The Germans impeded our progress as much as possible, by blowing huge mine craters in the intersection of the roads, felling trees across the roads and in rigging up booby traps of all kinds in abandoned houses and dugouts, etc. Knowing our men to be ardent souvenir hunters, he would rig up a trap, with a bomb attached to a Prussian Helmet or a trip wire attached to two bombs across a path, or a bayonet or steel helmet would be attached to a trench mortar, and so on. All of which, when moved would be the means of exploding the bombs, thus causing numerous casualties until the troops became educated enough to leave such things alone.

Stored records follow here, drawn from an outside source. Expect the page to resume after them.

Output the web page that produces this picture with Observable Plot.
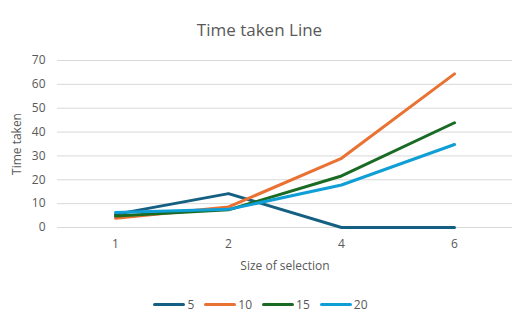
<!DOCTYPE html>
<html>
<head>
<meta charset="utf-8">
<script src="https://cdn.jsdelivr.net/npm/d3@7"></script>
<script src="https://cdn.jsdelivr.net/npm/@observablehq/plot@0.6"></script>
<style>
  body { margin: 0; background: #fff; font-family: "Open Sans", sans-serif; color: #595959; }
  #chart { width: 519px; height: 326px; position: relative; overflow: hidden; }
  #title { height: 45px; line-height: 60px; text-align: center; font-size: 17px; color: #595959; }
  #legend { display: flex; justify-content: center; gap: 10px; font-size: 12px; margin-top: 16px; padding-left: 2px; }
  .item { display: flex; align-items: center; gap: 2px; }
  .swatch { width: 32px; height: 3px; border-radius: 2px; }
</style>
</head>
<body>
<div id="chart">
  <div id="title">Time taken Line</div>
  <div id="plot"></div>
  <div id="legend"></div>
</div>
<script>
// Size of selection (x categories)
const sizes = ["1", "2", "4", "6"];
// Series names and colours
const seriesNames = ["5", "10", "15", "20"];
const seriesColors = ["#156082", "#E97132", "#196B24", "#0F9ED5"];
// Time taken per series, one value per size
const s5  = [5.5, 14.2, 0, 0];
const s10 = [3.9, 8.6, 29, 64.4];
const s15 = [4.8, 7.4, 21.6, 43.9];
const s20 = [6.3, 7.6, 17.8, 34.8];
const yTicks = [0, 10, 20, 30, 40, 50, 60, 70];

const seriesValues = [s5, s10, s15, s20];
const rows = seriesNames.flatMap((name, i) =>
  sizes.map((size, j) => ({series: name, size, value: seriesValues[i][j]}))
);

const plot = Plot.plot({
  width: 519,
  height: 235,
  marginLeft: 57,
  marginRight: 7,
  marginTop: 15,
  marginBottom: 53,
  style: {fontFamily: "Open Sans, sans-serif", fontSize: "12px", color: "#595959", background: "transparent"},
  x: {type: "point", domain: sizes, padding: 0.5, label: null},
  y: {domain: [0, 70], label: null},
  color: {domain: seriesNames, range: seriesColors},
  marks: [
    Plot.gridY(yTicks, {stroke: "#d9d9d9", strokeOpacity: 1, strokeWidth: 1}),
    Plot.axisY(yTicks, {tickSize: 0, tickPadding: 12, fontSize: 12, fill: "#595959"}),
    Plot.axisX(sizes, {tickSize: 0, tickPadding: 12, fontSize: 12, fill: "#595959"}),
    Plot.axisY({ticks: [], label: "Time taken", labelAnchor: "center", labelArrow: "none", labelOffset: 45, fontSize: 12, fill: "#595959"}),
    Plot.axisX({ticks: [], label: "Size of selection", labelAnchor: "center", labelArrow: "none", labelOffset: 42, fontSize: 12, fill: "#595959"}),
    Plot.line(rows, {x: "size", y: "value", z: "series", stroke: "series", strokeWidth: 3, strokeLinecap: "round", strokeLinejoin: "round"})
  ]
});
document.getElementById("plot").appendChild(plot);

const legend = document.getElementById("legend");
seriesNames.forEach((name, i) => {
  const item = document.createElement("div");
  item.className = "item";
  const sw = document.createElement("span");
  sw.className = "swatch";
  sw.style.background = seriesColors[i];
  const label = document.createElement("span");
  label.textContent = name;
  item.appendChild(sw);
  item.appendChild(label);
  legend.appendChild(item);
});
</script>
</body>
</html>
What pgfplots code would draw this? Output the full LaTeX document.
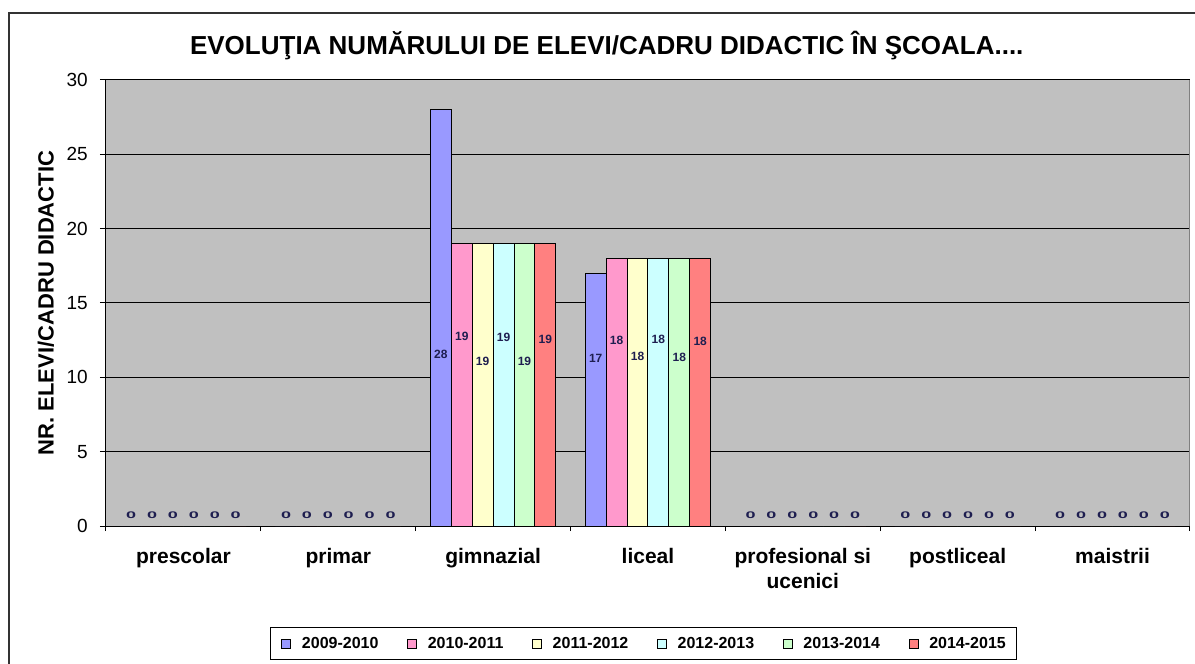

Another favourite trap he used was the delayed action bomb or mine which would be exploded perhaps days or weeks after being set. For this kind of “booby” trap, he used a special automatic detonator composed of a steel wire passing through an acid and attached to a striker over a detonator. The acid would eat through the wire after a few days, thus releasing the striker, which exploded the detonator, causing the explosion of the mine or bomb. These traps were very numerous and were placed in wells or cellars of buildings or in any other place where troops were likely to congregate and were the most successful in causing casualties amongst the troops.
All the villages in the neighbourhood were absolutely shattered to bits, being nothing but a heap of bricks and timber which covered the roads through the villages. All these roads had to be cleared to allow the artillery and supply waggons to pass through, whilst the shell holes in the road were filled with the broken bricks from the shattered houses. The engineers and pioneers, aided by the infantry were feverishly engaged in every direction in this kind of work and in rebuilding the railway lines and tram tracks which were relaid with marvellous rapidity and by the time the Huns had retreated four kilometres behind Bapaume a light railway was completed as far as Ligny on the Bapaume road only three kilometres from Bapaume.